In Alachua County, Obama received 57.71 percent of the vote to Mitt Romney's 40.40 percent, according to the Alachua County Supervisor of Elections website.
The Newberry city commissioner participated in the 2008 campaign as well, and said that the second campaign ran on a huge commitment to repeat what happened the first time: Win the election.
Lawson said this inauguration is a testament that the nation supports what the president has accomplished.
For those who worked on the campaign, it's a personal stamp of success.
"We're witnessing our hard work come to fruition," Lawson said.
A time for firsts
Vickie Grant voted for Obama in 2008 but didn't attend the inauguration. After he won his re-election, Grant said she booked a flight.
"This is probably the last time we'll have a person of color in the White House," Grant said. "I don't want to miss it."
For Alison Blakeslee, a private investigator, this also will be her first time attending an inauguration.
"I expect to come home," she said, "feeling more positive about Washington."
Although Blakeslee said the second inauguration won't carry the glamour of the first, she thinks this inauguration is more appealing in some ways.

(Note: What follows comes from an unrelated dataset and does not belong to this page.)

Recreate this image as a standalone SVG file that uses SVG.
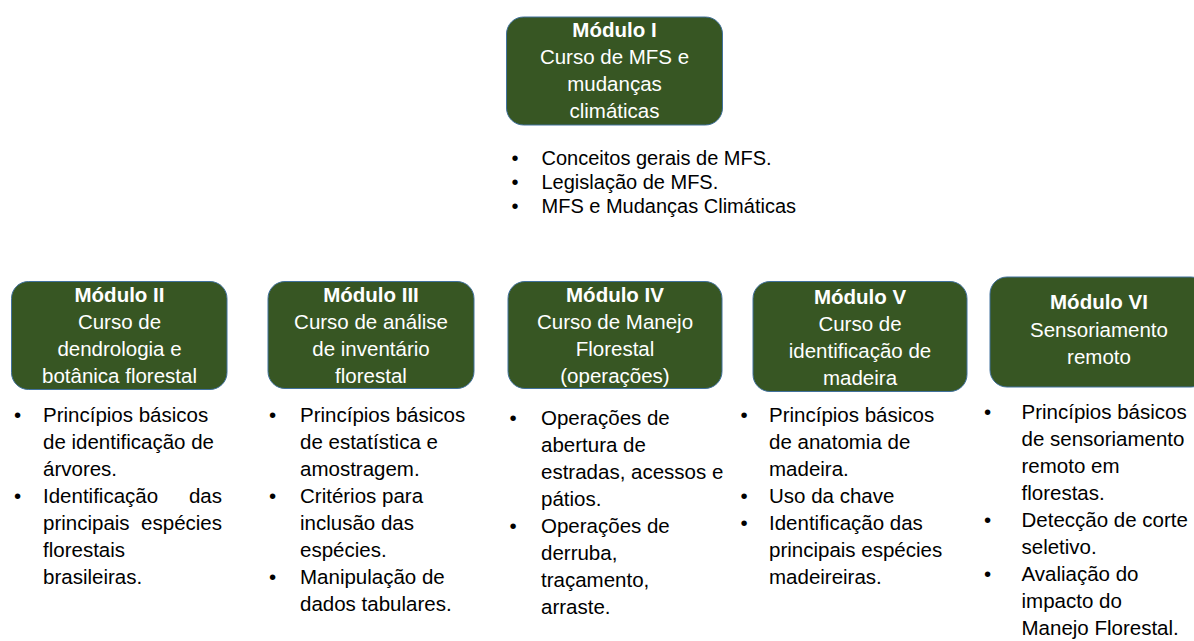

It shows that the nation trusts what Obama has done so far.
"It's not a transformation of power," Blakeslee said, "but we know about him. We trust him."
The event is something most people will never forget. Ask Ed Krohn, who made a habit of attending inaugurations in the 1990s and early 2000s. He was there for the inaugurations of George H. Bush, Bill Clinton (the second one), and George W. Bush's first.
He went to them for the thrill, he said, and in hopes of finding anything to collect — a ticket stub, a Metro pass. He binds the items into memorabilia books, making them pieces of history.
"A lot of it's not worth a lot," Krohn said. "But it's not about the worth. It's about the chase."
For Krohn, finding items from the conventions, the elections, the inaugurations tell a story about the nation's political process.
About 10 years ago, he went to the Smithsonian Institution in search of inaugural ceremony and ball tickets, as well as convention tickets. He still can't find a convention stub from 1872.
But he did spot John F. Kennedy Jr. at Clinton's second inauguration in 1997.
"I wasn't looking for anything in particular," Krohn said. "I had just turned my head and there he was, three rows in front of me. Things like that make it interesting, when you find what you least expect."
The final piece of the campaign
In 2008, Cynthia Chestnut hosted a house party during the summer, before Obama was officially named the Democratic candidate for president. She was trying to generate energy for the upcoming election.
As fall rolled around, she made calls and went door-to-door, verifying whether Alachua County residents were registered to vote.
"I wanted to do everything I could to get him in office," Chestnut said.
She attended the inauguration in 2009, she said, excited to see a man whose vision would shape the nation's social structure.
Chestnut said she is returning to D.C. for the second inauguration for two reasons. She said she believes it will be the last time in her lifetime she sees an African-American as president, and she wants to share this piece of history with her grandchildren.
For someone who has supported the president since 2008, this inauguration serves as a bookend.
"It's the final piece," she said. "It's the final piece of the campaign."